Monday, 5 January 2026

A Calvinist Bias in the Translation of Hebrews 10:38--but was it an NIV innovation?

"Now the just shall live by faith: but if any man draw back, my soul shall have no pleasure in him."
--Hebrews 10:38 KJV

Note the words in italics: what happens if you try to read the verse without them?

"Now the just shall live by faith: but if draw back, my soul shall have no pleasure in him." 

Clearly, something is missing here. What is it? The singular generic pronoun 'he.'

"Now the just shall live by faith: but if he draw back, my soul shall have no pleasure in him." 

But wait! protests the Calvinist. A justified person can't lose his salvation, so how could God say that He would have no pleasure in him if he draws back? Well, before I come down to hard on the KJV here, let's see if the NIV managed to escape Calvinist bias:

“But my righteous[Some early manuscripts But the righteous]one will live by faith. And I take no pleasure in the one who shrinks back.”[Hab. 2:4 (see Septuagint)]

Oh, boy. Rather than hiding their bias in an italicized phrase, the CBT changed the personal pronout outright, obscuring the actual meaning even more.

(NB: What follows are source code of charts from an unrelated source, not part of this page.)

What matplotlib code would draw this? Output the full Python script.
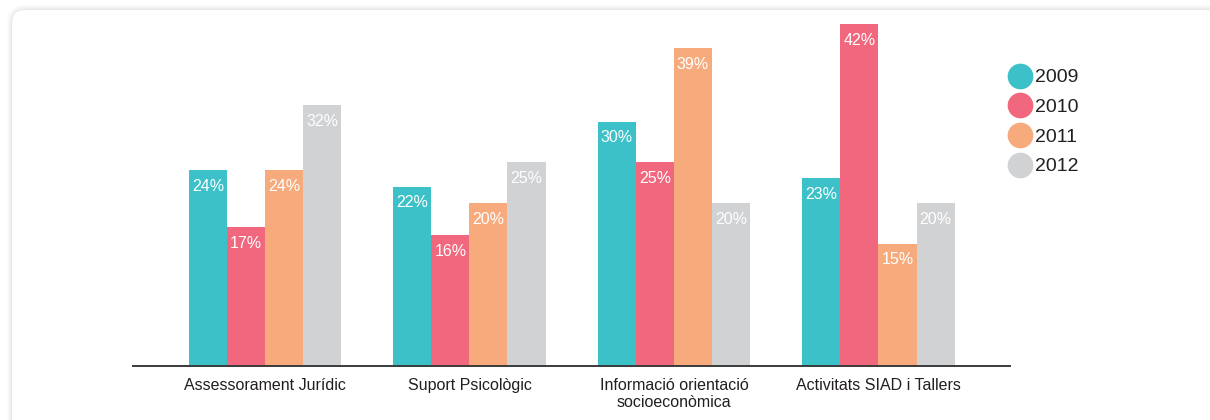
import numpy as np
import matplotlib
matplotlib.use('Agg')
from matplotlib import pyplot as plt
from matplotlib.patches import FancyBboxPatch
from matplotlib.lines import Line2D

plt.rcParams['font.family'] = ['Liberation Sans Narrow', 'Liberation Sans', 'DejaVu Sans']

categories = ['Assessorament Jurídic', 'Suport Psicològic',
              'Informació orientació\nsocioeconòmica', 'Activitats SIAD i Tallers']
years = ['2009', '2010', '2011', '2012']
v2009 = [24, 22, 30, 23]
v2010 = [17, 16, 25, 42]
v2011 = [24, 20, 39, 15]
v2012 = [32, 25, 20, 20]
colors = ['#3cc1c8', '#f1677d', '#f7ab7c', '#d1d2d4']

fig = plt.figure(figsize=(12.1, 4.2), dpi=100)
fig.patch.set_facecolor('white')

# card with soft shadow
W, H = 1210.0, 420.0
for i, a in enumerate([0.012, 0.018, 0.025, 0.035]):
    g = 5 - i * 1.2
    sh = FancyBboxPatch(((12 - g) / W, -0.2), (1300 - 12) / W, (H - 10 + g) / H + 0.2,
                        boxstyle='round,pad=0,rounding_size=0.014',
                        transform=fig.transFigure, facecolor='black', alpha=a,
                        edgecolor='none', zorder=0, mutation_aspect=W / H)
    fig.patches.append(sh)
card = FancyBboxPatch((12 / W, -0.2), (1300 - 12) / W, (H - 10) / H + 0.2,
                      boxstyle='round,pad=0,rounding_size=0.011',
                      transform=fig.transFigure, facecolor='white',
                      edgecolor='none', zorder=1, mutation_aspect=W / H)
fig.patches.append(card)

ax = fig.add_axes([133 / W, (H - 365.5) / H, 877 / W, (365.5 - 24) / H])
ax.set_facecolor('none')
ax.set_zorder(2)

x = np.arange(len(categories))
bw = 0.186
series = [v2009, v2010, v2011, v2012]
for k, (vals, col) in enumerate(zip(series, colors)):
    pos = x + (k - 1.5) * bw
    ax.bar(pos, vals, width=bw, color=col, edgecolor='none', label=years[k])
    for p, v in zip(pos, vals):
        ax.text(p, v - 2.0, '{:d}%'.format(v), ha='center', va='center',
                color='white', fontsize=11.5)

ax.set_ylim(0, 42)
ax.set_xlim(-0.645, 3.643)
ax.set_xticks(x)
ax.set_xticklabels(categories, fontsize=11.5, color='#231f20', linespacing=1.2)
ax.tick_params(axis='x', length=0, pad=9)
ax.set_yticks([])
for s in ['top', 'right', 'left']:
    ax.spines[s].set_visible(False)
ax.spines['bottom'].set_color('#3a3a3a')
ax.spines['bottom'].set_linewidth(1.4)

handles = [Line2D([], [], marker='o', linestyle='none', markersize=18.5,
                  markerfacecolor=c, markeredgecolor='none') for c in colors]
leg = fig.legend(handles, years, loc='upper left', bbox_to_anchor=(1002 / W, 1 - 61 / H),
                 frameon=False, fontsize=14, handlelength=1.0, handletextpad=0.3,
                 labelspacing=0.62, borderaxespad=0)
for t in leg.get_texts():
    t.set_color('#231f20')

plt.savefig('out.png', dpi=100)
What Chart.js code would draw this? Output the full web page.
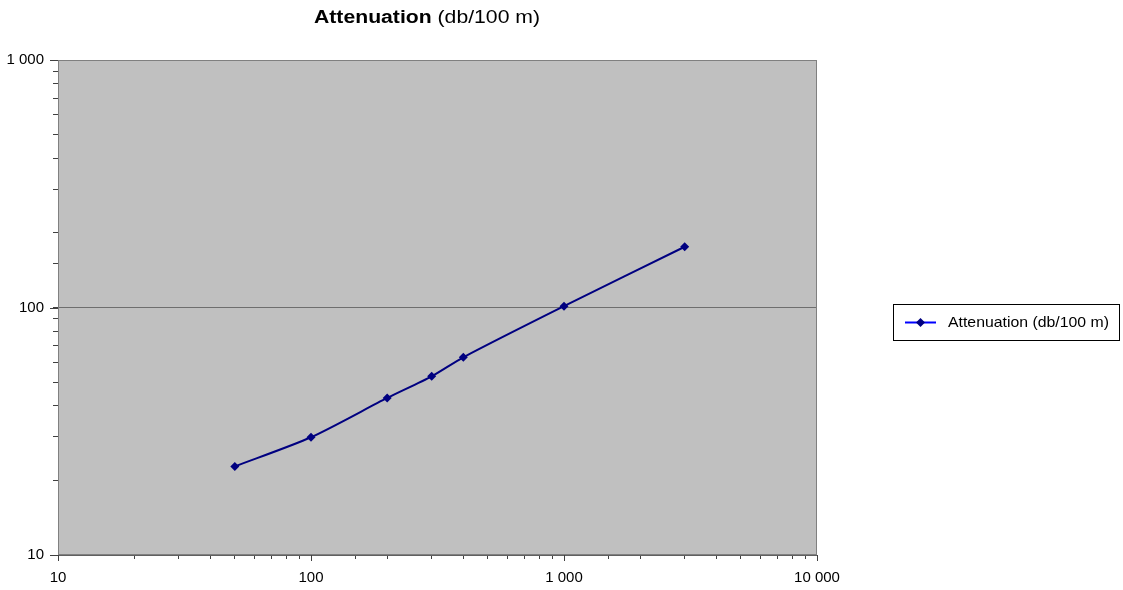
<!DOCTYPE html>
<html><head><meta charset="utf-8">
<script src="https://cdn.jsdelivr.net/npm/chart.js@4/dist/chart.umd.min.js"></script>
<style>html,body{margin:0;padding:0;background:#fff}#wrap{width:1123px;height:590px;position:relative}</style>
</head><body><div id="wrap"><canvas id="c" width="1123" height="590"></canvas></div>
<script>
const frequencies = [50, 100, 200, 300, 400, 1000, 3000];
const attenuation = [22.8, 29.9, 43.1, 52.7, 62.9, 101.2, 176];
const seriesLabel = 'Attenuation (db/100 m)';
const titleBold = 'Attenuation';
const titleRest = ' (db/100 m)';
const xLabelValues = [10, 100, 1000, 10000];
const yLabelValues = [10, 100, 1000];
const yGridValues = [100];

const FONT = '"Liberation Sans", Arial, sans-serif';
const fmt = v => String(v).replace(/\B(?=(\d{3})+(?!\d))/g, ' ');

const decorPlugin = {
  id: 'decor',
  beforeDraw(chart) {
    const {ctx, chartArea: a} = chart;
    ctx.save();
    ctx.fillStyle = '#C0C0C0';
    ctx.fillRect(a.left, a.top, a.right - a.left, a.bottom - a.top);
    ctx.restore();
  },
  afterDraw(chart) {
    const {ctx, chartArea: a} = chart;
    ctx.save();
    // plot border
    ctx.strokeStyle = '#808080';
    ctx.lineWidth = 1;
    ctx.strokeRect(Math.round(a.left) + 0.5, Math.round(a.top) + 0.5, Math.round(a.right - a.left) - 1, Math.round(a.bottom - a.top) - 1);
    // longer marks on major ticks
    ctx.strokeStyle = '#404040';
    ctx.beginPath();
    const xs = chart.scales.x, ys = chart.scales.y;
    xLabelValues.forEach(v => { const px = Math.round(xs.getPixelForValue(v)) + 0.5; ctx.moveTo(px, a.bottom); ctx.lineTo(px, a.bottom + 6); });
    yLabelValues.forEach(v => { const py = Math.round(ys.getPixelForValue(v)) + 0.5; ctx.moveTo(a.left - 8, py); ctx.lineTo(a.left, py); });
    ctx.stroke();
    // title (stretched horizontally like the reference)
    ctx.fillStyle = '#000';
    ctx.textBaseline = 'alphabetic';
    ctx.font = 'bold 18px ' + FONT;
    const w1 = ctx.measureText(titleBold).width;
    ctx.font = '18px ' + FONT;
    const w2 = ctx.measureText(titleRest).width;
    const sx = 226 / (w1 + w2);
    ctx.save();
    ctx.translate(427 - 113, 23);
    ctx.scale(sx, 1);
    ctx.font = 'bold 18px ' + FONT;
    ctx.fillText(titleBold, 0, 0);
    ctx.font = '18px ' + FONT;
    ctx.fillText(titleRest, w1, 0);
    ctx.restore();
    // legend
    ctx.strokeStyle = '#000';
    ctx.lineWidth = 1;
    ctx.strokeRect(893.5, 304.5, 226, 36);
    ctx.strokeStyle = '#0000FF';
    ctx.lineWidth = 2;
    ctx.beginPath(); ctx.moveTo(905, 322.5); ctx.lineTo(936, 322.5); ctx.stroke();
    ctx.fillStyle = '#000080';
    ctx.beginPath(); ctx.moveTo(920.5, 318); ctx.lineTo(925, 322.5); ctx.lineTo(920.5, 327); ctx.lineTo(916, 322.5); ctx.closePath(); ctx.fill();
    ctx.fillStyle = '#000';
    ctx.font = '15px ' + FONT;
    ctx.textBaseline = 'middle';
    const lw = ctx.measureText(seriesLabel).width;
    ctx.save();
    ctx.translate(948, 323);
    ctx.scale(161 / lw, 1);
    ctx.fillText(seriesLabel, 0, 0);
    ctx.restore();
    ctx.restore();
  }
};

new Chart(document.getElementById('c'), {
  type: 'line',
  data: {
    datasets: [{
      label: seriesLabel,
      data: frequencies.map((f, i) => ({x: f, y: attenuation[i]})),
      borderColor: '#000080',
      backgroundColor: '#000080',
      borderWidth: 2,
      pointStyle: 'rectRot',
      pointRadius: 4.5,
      pointBorderWidth: 0,
      pointBackgroundColor: '#000080',
      tension: 0.25
    }]
  },
  options: {
    responsive: false,
    devicePixelRatio: 1,
    animation: false,
    layout: {padding: {top: 60, right: 306, left: 0, bottom: 0}},
    plugins: {legend: {display: false}, title: {display: false}, tooltip: {enabled: false}},
    scales: {
      x: {
        type: 'logarithmic', min: 10, max: 10000,
        afterFit: s => { s.height = 35; },
        border: {display: true, color: '#606060', width: 1},
        grid: {drawOnChartArea: false, drawTicks: true, tickLength: 4, tickColor: '#404040'},
        ticks: {
          autoSkip: false, maxRotation: 0, padding: 10, color: '#000',
          font: {family: FONT, size: 15},
          callback: v => xLabelValues.includes(v) ? fmt(v) : ''
        }
      },
      y: {
        type: 'logarithmic', min: 10, max: 1000,
        afterFit: s => { s.width = 58; },
        border: {display: true, color: '#606060', width: 1},
        grid: {
          drawTicks: true, tickLength: 5, tickColor: '#404040',
          color: c => (c.tick && yGridValues.includes(c.tick.value)) ? '#6e6e6e' : 'rgba(0,0,0,0)'
        },
        ticks: {
          autoSkip: false, padding: 9, color: '#000',
          font: {family: FONT, size: 15},
          callback: v => yLabelValues.includes(v) ? fmt(v) : ''
        }
      }
    }
  },
  plugins: [decorPlugin]
});
</script></body></html>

Here is a quick rundown of the English versions WITHOUT a Calvinist bias (ie, they make 'just' or 'righteous' the antecedent:
ASV But my righteous one shall live by faith: And if he shrink back, my soul hath no pleasure in him.
AMP But My righteous one [the one justified by faith] shall live by faith [respecting man’s relationship to God and trusting Him]; And if he draws back [shrinking in fear], My soul has no delight in him.
CJB But the person who is righteous will live his life by trusting, and if he shrinks back, I will not be pleased with him.
ESV but my righteous one shall live by faith, and if he shrinks back, my soul has no pleasure in him.
HCSB But My righteous one will live by faith; and if he draws back, I have no pleasure in him.

Some versions are even able to play around with gender and number without making the one who turns back a different category than the just:

GNT My righteous people, however, will believe and live; but if any of them turns back, I will not be pleased with them.

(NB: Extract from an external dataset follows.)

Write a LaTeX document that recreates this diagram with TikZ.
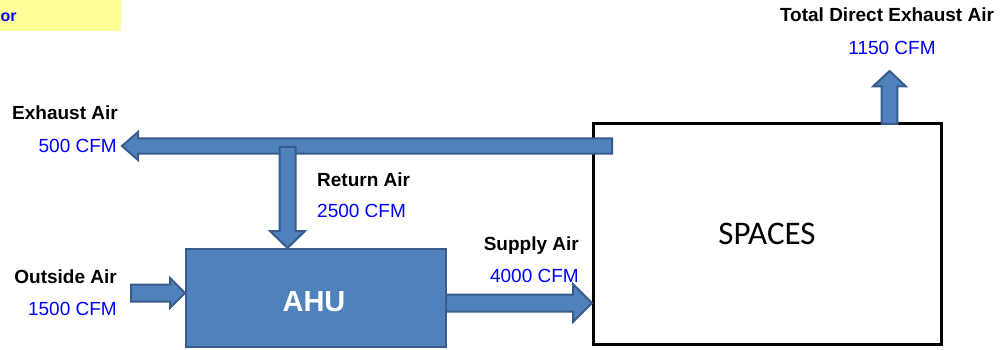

But it looks like ALL translations based on the TR--starting with that bastion of Calvinist translation, the Geneva Bible--twist the text to separate the one who lives by faith from the one who turns away. An intersting exception is Young's Literal Translation, which makes the separation but blames it on being two separate quotes from the Old Testament:
and `the righteous by faith shall live,' and `if he may draw back, My soul hath no pleasure in him,'
Green's Literal Translation goes one step further, cutting the NT verse into THREE OT quotes, with reciepts:
"But the just shall live by faith;" "and if he draws back," "My soul is not pleased in him." Hab. 2:4; Zeph. 1:6; Mal. 1:10 
The problem with that third reference, though, is that it switches the person from second to third--Green should have put the end quotes after "pleased."

Now, the theme of drawing back is a big one in Hebrews, with five different passages warning of the danger of drawing back:
Hebrews 2:1-4 — Warning against drifting away from the message of salvation.
Hebrews 3:7–4:13 — Warning against unbelief and failing to enter God's rest (drawing from Psalm 95 and the wilderness generation).
Hebrews 5:11–6:12 (with the core warning in 6:4-8) — Warning against falling away after receiving enlightenment and spiritual privileges.
Hebrews 10:19-39 (especially 10:26-31) — Warning against willful sin and the terrifying prospect of judgment.
Hebrews 12:14-29 — Warning against refusing God's voice and failing to receive the unshakable kingdom.

Calvinists have their work cut out for them, proving in each of the five cases that these warnings don't apply to anyone that God has already justified. But it appears they needed a little help in this fourth passage, cutting the link between the just person and the one that draws back--a link so obviouls that dozens of English Versions had translators who could see it, and weren't ashamed to admit it. It's odd that the CBT, in cutting themselves loose from a lot of the language of the KJV, were unable to do what so many other modern Bible Version editors have done, and cut themselves free from its Calvinist bias as well.